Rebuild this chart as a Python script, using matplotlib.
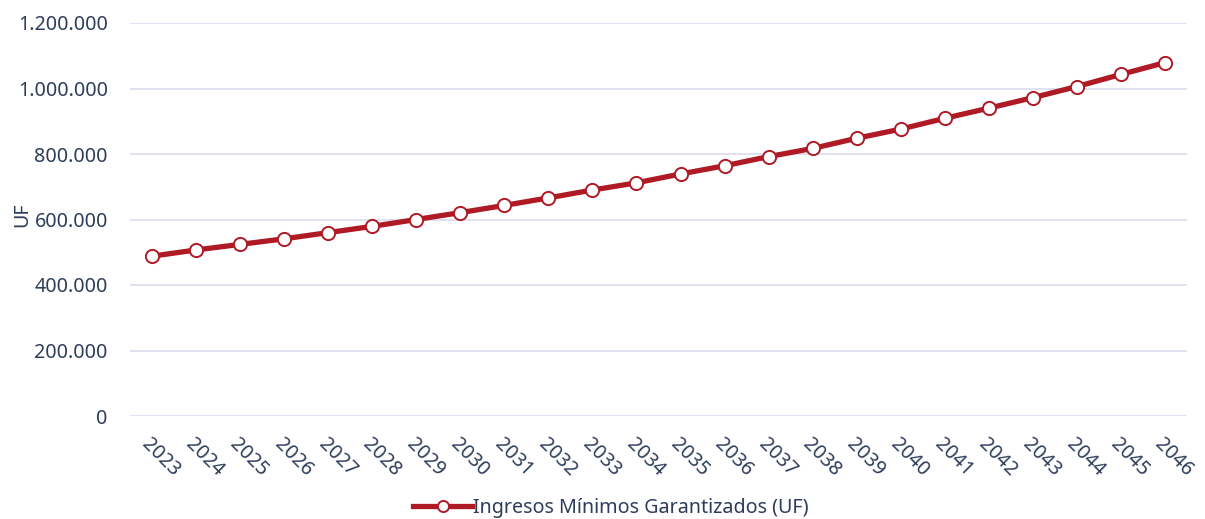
import matplotlib
matplotlib.use("Agg")
import matplotlib.pyplot as plt
from matplotlib.ticker import FuncFormatter, MultipleLocator

# Data
years = [str(y) for y in range(2023, 2047)]
ingresos_uf = [
    488000, 507000, 524000, 541000, 560000, 579000, 600000, 621000,
    643000, 666000, 690000, 712000, 739000, 764000, 792000, 817000,
    848000, 876000, 909000, 940000, 972000, 1006000, 1043000, 1079000,
]
series_label = "Ingresos Mínimos Garantizados (UF)"

text_color = "#2e3d5a"
line_color = "#b01a25"
grid_color = "#dcdff0"

plt.rcParams["font.family"] = ["Noto Sans", "DejaVu Sans"]
fs = 14.2

fig = plt.figure(figsize=(12.05, 5.19), dpi=100)
ax = fig.add_axes([130 / 1205, 1 - 416 / 519, (1187 - 130) / 1205, (416 - 23) / 519])

x = list(range(len(years)))
ax.plot(x, ingresos_uf, color=line_color, linewidth=3.8, marker="o",
        markersize=9.5, markerfacecolor="white", markeredgecolor=line_color,
        markeredgewidth=1.4, label=series_label, zorder=3)

ax.set_xlim(-0.5, len(years) - 0.5)
ax.set_ylim(0, 1200000)
ax.yaxis.set_major_locator(MultipleLocator(200000))
ax.yaxis.set_major_formatter(FuncFormatter(lambda v, p: f"{int(v):,}".replace(",", ".")))
ax.grid(axis="y", color=grid_color, linewidth=1.3)
ax.set_axisbelow(True)
for s in ax.spines.values():
    s.set_visible(False)

ax.set_xticks(x)
ax.set_xticklabels(years, rotation=-45, ha="left", va="top", rotation_mode="anchor")
ax.tick_params(axis="x", length=0, pad=13, labelsize=fs, colors=text_color)
ax.tick_params(axis="y", length=0, pad=16, labelsize=fs, colors=text_color)

ax.set_ylabel("UF", fontsize=fs, color=text_color, va="center")
ax.yaxis.set_label_coords((22 - 130) / 1057, (416 - 215) / 393)

leg = fig.legend(handles=ax.get_lines(), loc="center", bbox_to_anchor=(611 / 1205, 1 - 508 / 519),
                 frameon=False, fontsize=fs, handlelength=3.0, handletextpad=0.05,
                 borderpad=0, borderaxespad=0)
for line in leg.get_lines():
    line.set_markersize(8)
for t in leg.get_texts():
    t.set_color(text_color)

fig.savefig("out.png", dpi=100)
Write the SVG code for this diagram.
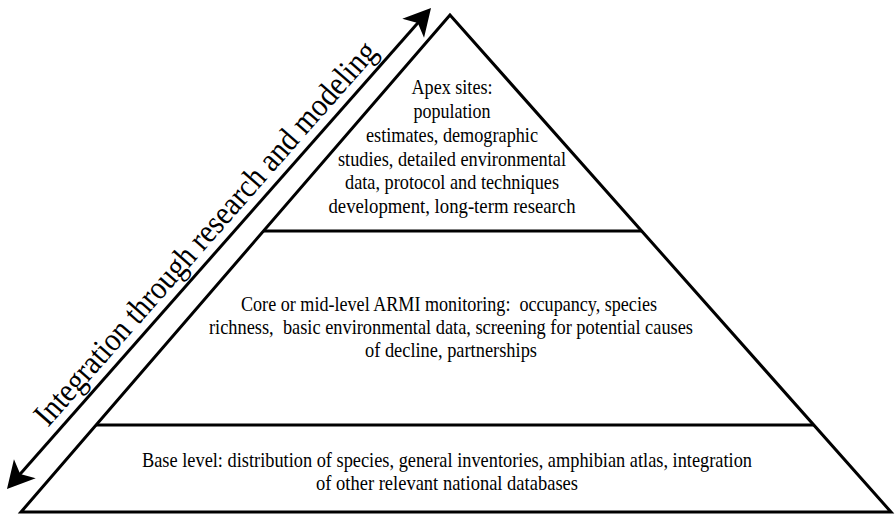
<svg xmlns="http://www.w3.org/2000/svg" width="896" height="515" viewBox="0 0 896 515">
<style>
.bg{fill:#ffffff}
.edge{fill:none;stroke:#000;stroke-width:3;stroke-linejoin:miter}
.div{stroke:#000;stroke-width:3;fill:none}
.t{font-family:"Liberation Serif","Times New Roman",serif;font-size:21px;fill:#000;text-anchor:middle}
.rt{font-family:"Liberation Serif","Times New Roman",serif;font-size:33px;fill:#000;text-anchor:middle}
.arr{stroke:#000;stroke-width:3;fill:none}
</style>
<defs>
<marker id="head" markerUnits="userSpaceOnUse" markerWidth="60" markerHeight="60" refX="0" refY="0" orient="auto-start-reverse" overflow="visible" viewBox="-30 -30 60 60">
<path d="M15,0 L-12,-14.5 L-5,0 L-12,14.5 Z" fill="#000"/>
</marker>
</defs>
<rect class="bg" x="0" y="0" width="896" height="515"/>
<g id="pyramid">
<polygon class="edge" points="450,15 21,512 891,512"/>
</g>
<g id="apex">
<line class="div" x1="263.6" y1="231" x2="641.7" y2="231"/>
<text class="t" x="452" y="94" textLength="81" lengthAdjust="spacingAndGlyphs">Apex sites:</text>
<text class="t" x="452" y="118" textLength="77" lengthAdjust="spacingAndGlyphs">population</text>
<text class="t" x="452" y="142" textLength="172" lengthAdjust="spacingAndGlyphs">estimates, demographic</text>
<text class="t" x="452" y="165.5" textLength="228" lengthAdjust="spacingAndGlyphs">studies, detailed environmental</text>
<text class="t" x="452" y="189" textLength="214" lengthAdjust="spacingAndGlyphs">data, protocol and techniques</text>
<text class="t" x="452" y="212.5" textLength="247" lengthAdjust="spacingAndGlyphs">development, long-term research</text>
</g>
<g id="core">
<line class="div" x1="96.1" y1="425" x2="813.8" y2="425"/>
<text class="t" x="449" y="311" textLength="416" lengthAdjust="spacingAndGlyphs">Core or mid-level ARMI monitoring:&#160; occupancy, species</text>
<text class="t" x="451" y="334" textLength="484" lengthAdjust="spacingAndGlyphs">richness,&#160; basic environmental data, screening for potential causes</text>
<text class="t" x="451" y="357" textLength="172" lengthAdjust="spacingAndGlyphs">of decline, partnerships</text>
</g>
<g id="base">
<text class="t" x="447" y="467" textLength="610" lengthAdjust="spacingAndGlyphs">Base level: distribution of species, general inventories, amphibian atlas, integration</text>
<text class="t" x="447" y="490" textLength="262" lengthAdjust="spacingAndGlyphs">of other relevant national databases</text>
</g>
<g id="connectors">
<line class="arr" x1="16.9" y1="477.75" x2="421.1" y2="19.25" marker-start="url(#head)" marker-end="url(#head)"/>
<text class="rt" x="213.3" y="240.3" transform="rotate(-48.6 213.3 240.3)" textLength="500" lengthAdjust="spacingAndGlyphs">Integration through research and modeling</text>
</g>
</svg>
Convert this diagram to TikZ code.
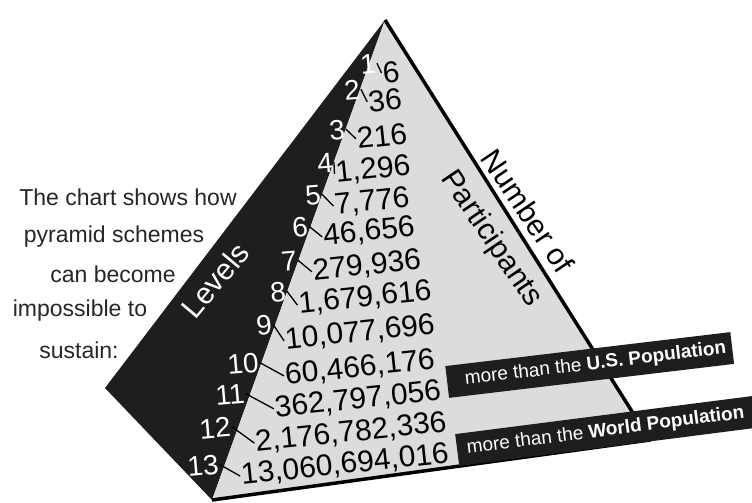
\documentclass[tikz,border=0pt]{standalone}
\usepackage{fontspec}
\setmainfont{Liberation Sans}
\definecolor{dark}{HTML}{1E1E1E}
\definecolor{light}{HTML}{DCDCDC}
\begin{document}
\begin{tikzpicture}[x=1pt,y=-1pt,
  cnt/.style={font=\fontsize{30}{32}\selectfont, text=black, inner sep=1pt, rotate=6},
  lvl/.style={font=\fontsize{28}{30}\selectfont, text=white, inner sep=1pt, rotate=5},
  tick/.style={draw=black, line width=1.3pt},
  side/.style={font=\fontsize{30}{32}\selectfont, inner sep=0pt},
  para/.style={font=\fontsize{23}{25}\selectfont, anchor=base, inner sep=0pt, text=black!85},
  banner/.style={fill=dark, text=white, anchor=west, inner xsep=0pt, inner ysep=0pt, minimum height=32pt, font=\fontsize{19}{21}\selectfont}
]
\useasboundingbox (0,0) rectangle (752,503);
\clip (0,0) rectangle (752,503);
\fill[white] (0,0) rectangle (752,503);
\coordinate (apex) at (385,20);
\coordinate (lc) at (105,388);
\coordinate (fc) at (212,500);
\coordinate (rc) at (650,440);
\fill[dark] (apex) -- (lc) -- (fc) -- cycle;
\fill[light] (apex) -- (fc) -- (rc) -- cycle;
\draw[line width=3.5pt, line join=round] (fc) -- (rc) -- (apex);

% left paragraph
\node[para] (p1) at (128,205) {The chart shows how};
\node[para] (p2) at (114,242) {pyramid schemes};
\node[para] (p3) at (113,282) {can become};
\node[para] (p4) at (80,316) {impossible to};
\node[para] (p5) at (79,358) {sustain:};

% side labels
\node[side, text=white, rotate=50] (levels) at (215,280) {Levels};
\node[side, rotate=-56] (numof) at (528,211) {Number of};
\node[side, rotate=-56] (part) at (491,239) {Participants};

% levels
\node[lvl] (l1) at (368,64) {1};
\node[lvl] (l2) at (352,90) {2};
\node[lvl] (l3) at (337,130) {3};
\node[lvl] (l4) at (325,163) {4};
\node[lvl] (l5) at (313,195) {5};
\node[lvl] (l6) at (300,227) {6};
\node[lvl] (l7) at (289,261) {7};
\node[lvl] (l8) at (278,292) {8};
\node[lvl] (l9) at (264,325) {9};
\node[lvl] (l10) at (243,364) {10};
\node[lvl] (l11) at (230,395) {11};
\node[lvl] (l12) at (215,428) {12};
\node[lvl] (l13) at (203,466) {13};

% counts
\node[cnt] (c1) at (391,72) {6};
\node[cnt] (c2) at (385,100) {36};
\node[cnt] (c3) at (382,136) {216};
\node[cnt] (c4) at (373,170) {1,296};
\node[cnt] (c5) at (372,202) {7,776};
\node[cnt] (c6) at (369,232) {46,656};
\node[cnt] (c7) at (367,266) {279,936};
\node[cnt] (c8) at (365,298) {1,679,616};
\node[cnt] (c9) at (360,333) {10,077,696};
\node[cnt] (c10) at (360,368) {60,466,176};
\node[cnt] (c11) at (358,400) {362,797,056};
\node[cnt] (c12) at (351,433) {2,176,782,336};
\node[cnt] (c13) at (345,465) {13,060,694,016};

\foreach \i in {1,...,13} {\draw[tick] (l\i.east) -- (c\i.west);}

% banners
\node[banner, rotate=6.8] (usb) at (447,382) {\makebox[287pt][l]{\hspace{18pt}more than the \textbf{U.S. Population}}};
\node[banner, rotate=7.3] (wb) at (457,450) {\makebox[320pt][l]{\hspace{10pt}more than the \textbf{World Population}}};
\end{tikzpicture}
\end{document}
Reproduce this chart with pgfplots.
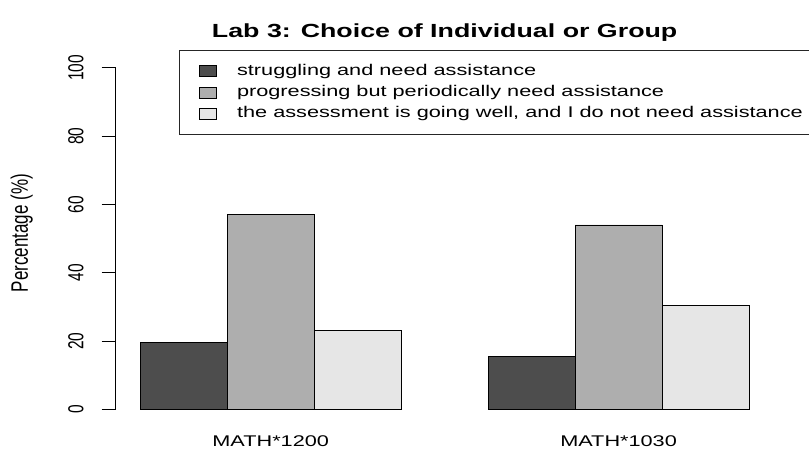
\documentclass[border=0pt]{standalone}
\usepackage{fontspec}
\setmainfont{Liberation Sans}
\usepackage{graphicx}
\usepackage{pgfplots}
\pgfplotsset{compat=1.18}

\definecolor{darkbar}{HTML}{4D4D4D}
\definecolor{midbar}{HTML}{AEAEAE}
\definecolor{lightbar}{HTML}{E6E6E6}

% the reference is stretched sideways, so text is too
\newcommand{\sx}[1]{\scalebox{1.40}[1]{#1}}
\newcommand{\sy}[1]{\scalebox{1}[1.40]{#1}}

\pgfplotsset{
  sqlegend/.style={legend image code/.code={
    \draw[##1,line width=0.6pt] (0pt,-5.5pt) rectangle (17pt,5.5pt);}},
}

\begin{document}
\fontsize{15.5pt}{18pt}\selectfont
\begin{tikzpicture}
\useasboundingbox (0,0) rectangle (809pt,450pt);
\begin{axis}[
    at={(115.9pt,40.7pt)}, anchor=south west,
    scale only axis, width=657.5pt, height=341.5pt,
    xmin=0.72, xmax=8.28, ymin=0, ymax=100,
    axis x line*=bottom, axis y line*=left,
    x axis line style={draw=none},
    y axis line style={-, line width=0.9pt},
    tick align=outside, major tick length=14.3pt,
    xtick={2.5,6.5},
    xticklabels={\sx{MATH*1200},\sx{MATH*1030}},
    x tick style={draw=none},
    xticklabel style={anchor=base, inner sep=0pt},
    xticklabel shift=23.1pt,
    ytick={0,20,40,60,80,100},
    yticklabels={\sy{0},\sy{20},\sy{40},\sy{60},\sy{80},\sy{100}},
    y tick style={black, line width=0.9pt},
    yticklabel style={rotate=90, anchor=south, inner sep=0pt},
    yticklabel shift=17.7pt,
    ylabel={\fontsize{17pt}{19pt}\selectfont\sy{Percentage (\%)}},
    ylabel style={at={(axis description cs:-0.1261,0.516)}, anchor=south, inner sep=0pt},
    title={\fontsize{19pt}{21pt}\selectfont\bfseries\scalebox{1.41}[1]{Lab 3: Choice of Individual or Group}},
    title style={at={(axis description cs:0.5,1.0706)}, anchor=base, inner sep=0pt},
    legend style={at={(axis description cs:0.0967,1.0521)}, anchor=north west,
      draw=black!85, line width=0.8pt, inner xsep=19pt, inner ysep=10pt,
      column sep=20.6pt, row sep=0pt,
      nodes={inner sep=0pt, text height=14.65pt, text depth=6.65pt}},
    legend cell align=left,
]
\addplot[ybar, bar width=1, bar shift=0, fill=darkbar, draw=black, line width=0.7pt, sqlegend]
  coordinates {(1.5,19.7) (5.5,15.5)};
\addplot[ybar, bar width=1, bar shift=0, fill=midbar, draw=black, line width=0.7pt, sqlegend]
  coordinates {(2.5,57.1) (6.5,54.0)};
\addplot[ybar, bar width=1, bar shift=0, fill=lightbar, draw=black, line width=0.7pt, sqlegend]
  coordinates {(3.5,23.2) (7.5,30.5)};
\legend{\sx{struggling and need assistance},
        \sx{progressing but periodically need assistance},
        \sx{the assessment is going well, and I do not need assistance}}
\end{axis}
\end{tikzpicture}
\end{document}
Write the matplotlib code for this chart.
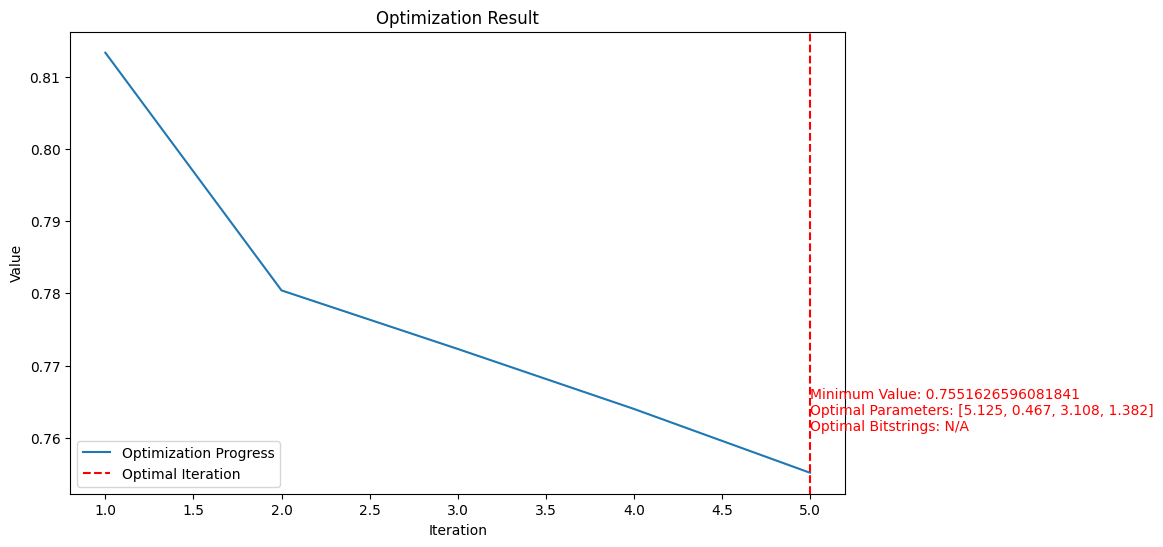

== WHAT NEEDS TO BE DONE ==
Copy each line of the data above that holds "this".

== RESULT OF THE EXERCISE ==
Rebuild this chart as a Python script, using matplotlib.
Write the SVG code for this diagram.
Convert this diagram to TikZ code.
Reproduce this chart with pgfplots.
Write the matplotlib code for this chart.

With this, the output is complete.